* Goal: Retype all of the data exactly as given.
# Start of Raw records
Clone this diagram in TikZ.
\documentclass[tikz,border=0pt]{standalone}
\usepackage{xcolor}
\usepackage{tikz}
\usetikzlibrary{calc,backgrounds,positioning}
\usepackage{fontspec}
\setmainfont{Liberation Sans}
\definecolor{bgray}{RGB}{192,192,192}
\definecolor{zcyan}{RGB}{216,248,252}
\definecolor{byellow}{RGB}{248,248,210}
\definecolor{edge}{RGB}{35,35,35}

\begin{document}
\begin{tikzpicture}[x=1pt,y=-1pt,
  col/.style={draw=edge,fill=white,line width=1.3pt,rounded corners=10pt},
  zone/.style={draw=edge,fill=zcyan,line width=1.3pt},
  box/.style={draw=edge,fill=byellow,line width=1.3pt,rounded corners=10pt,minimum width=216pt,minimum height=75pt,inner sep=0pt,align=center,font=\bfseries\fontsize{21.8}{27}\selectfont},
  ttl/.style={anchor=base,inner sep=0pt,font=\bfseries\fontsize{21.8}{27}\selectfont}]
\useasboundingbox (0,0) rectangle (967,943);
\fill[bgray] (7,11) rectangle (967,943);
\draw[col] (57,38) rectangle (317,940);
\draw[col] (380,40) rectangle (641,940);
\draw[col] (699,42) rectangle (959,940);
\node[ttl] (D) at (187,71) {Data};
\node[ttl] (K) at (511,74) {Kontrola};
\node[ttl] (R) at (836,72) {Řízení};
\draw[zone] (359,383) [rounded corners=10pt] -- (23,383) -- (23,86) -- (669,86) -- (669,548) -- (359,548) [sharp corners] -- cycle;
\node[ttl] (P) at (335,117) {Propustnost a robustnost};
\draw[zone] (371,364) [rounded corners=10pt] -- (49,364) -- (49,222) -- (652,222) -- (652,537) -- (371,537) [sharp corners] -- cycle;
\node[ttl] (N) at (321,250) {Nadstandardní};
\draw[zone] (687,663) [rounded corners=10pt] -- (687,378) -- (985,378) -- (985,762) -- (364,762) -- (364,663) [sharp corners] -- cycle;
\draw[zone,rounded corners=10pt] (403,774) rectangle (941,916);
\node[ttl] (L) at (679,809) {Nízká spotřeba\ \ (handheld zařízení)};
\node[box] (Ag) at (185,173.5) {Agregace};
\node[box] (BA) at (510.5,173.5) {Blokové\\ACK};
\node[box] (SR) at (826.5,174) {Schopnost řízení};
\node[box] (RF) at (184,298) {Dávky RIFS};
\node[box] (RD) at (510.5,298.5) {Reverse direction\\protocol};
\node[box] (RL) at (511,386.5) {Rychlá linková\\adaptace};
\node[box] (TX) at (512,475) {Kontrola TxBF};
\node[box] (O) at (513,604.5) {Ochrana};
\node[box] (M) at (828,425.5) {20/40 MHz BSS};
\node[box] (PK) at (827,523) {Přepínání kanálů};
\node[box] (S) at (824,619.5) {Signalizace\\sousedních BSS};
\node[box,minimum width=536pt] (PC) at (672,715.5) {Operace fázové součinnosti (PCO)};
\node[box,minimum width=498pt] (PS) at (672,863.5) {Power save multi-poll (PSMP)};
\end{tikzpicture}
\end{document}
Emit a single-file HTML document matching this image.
# End of Raw records
* Expected answer:
Clone this diagram in TikZ.
\documentclass[tikz,border=0pt]{standalone}
\usepackage{xcolor}
\usepackage{tikz}
\usetikzlibrary{calc,backgrounds,positioning}
\usepackage{fontspec}
\setmainfont{Liberation Sans}
\definecolor{bgray}{RGB}{192,192,192}
\definecolor{zcyan}{RGB}{216,248,252}
\definecolor{byellow}{RGB}{248,248,210}
\definecolor{edge}{RGB}{35,35,35}

\begin{document}
\begin{tikzpicture}[x=1pt,y=-1pt,
  col/.style={draw=edge,fill=white,line width=1.3pt,rounded corners=10pt},
  zone/.style={draw=edge,fill=zcyan,line width=1.3pt},
  box/.style={draw=edge,fill=byellow,line width=1.3pt,rounded corners=10pt,minimum width=216pt,minimum height=75pt,inner sep=0pt,align=center,font=\bfseries\fontsize{21.8}{27}\selectfont},
  ttl/.style={anchor=base,inner sep=0pt,font=\bfseries\fontsize{21.8}{27}\selectfont}]
\useasboundingbox (0,0) rectangle (967,943);
\fill[bgray] (7,11) rectangle (967,943);
\draw[col] (57,38) rectangle (317,940);
\draw[col] (380,40) rectangle (641,940);
\draw[col] (699,42) rectangle (959,940);
\node[ttl] (D) at (187,71) {Data};
\node[ttl] (K) at (511,74) {Kontrola};
\node[ttl] (R) at (836,72) {Řízení};
\draw[zone] (359,383) [rounded corners=10pt] -- (23,383) -- (23,86) -- (669,86) -- (669,548) -- (359,548) [sharp corners] -- cycle;
\node[ttl] (P) at (335,117) {Propustnost a robustnost};
\draw[zone] (371,364) [rounded corners=10pt] -- (49,364) -- (49,222) -- (652,222) -- (652,537) -- (371,537) [sharp corners] -- cycle;
\node[ttl] (N) at (321,250) {Nadstandardní};
\draw[zone] (687,663) [rounded corners=10pt] -- (687,378) -- (985,378) -- (985,762) -- (364,762) -- (364,663) [sharp corners] -- cycle;
\draw[zone,rounded corners=10pt] (403,774) rectangle (941,916);
\node[ttl] (L) at (679,809) {Nízká spotřeba\ \ (handheld zařízení)};
\node[box] (Ag) at (185,173.5) {Agregace};
\node[box] (BA) at (510.5,173.5) {Blokové\\ACK};
\node[box] (SR) at (826.5,174) {Schopnost řízení};
\node[box] (RF) at (184,298) {Dávky RIFS};
\node[box] (RD) at (510.5,298.5) {Reverse direction\\protocol};
\node[box] (RL) at (511,386.5) {Rychlá linková\\adaptace};
\node[box] (TX) at (512,475) {Kontrola TxBF};
\node[box] (O) at (513,604.5) {Ochrana};
\node[box] (M) at (828,425.5) {20/40 MHz BSS};
\node[box] (PK) at (827,523) {Přepínání kanálů};
\node[box] (S) at (824,619.5) {Signalizace\\sousedních BSS};
\node[box,minimum width=536pt] (PC) at (672,715.5) {Operace fázové součinnosti (PCO)};
\node[box,minimum width=498pt] (PS) at (672,863.5) {Power save multi-poll (PSMP)};
\end{tikzpicture}
\end{document}
Emit a single-file HTML document matching this image.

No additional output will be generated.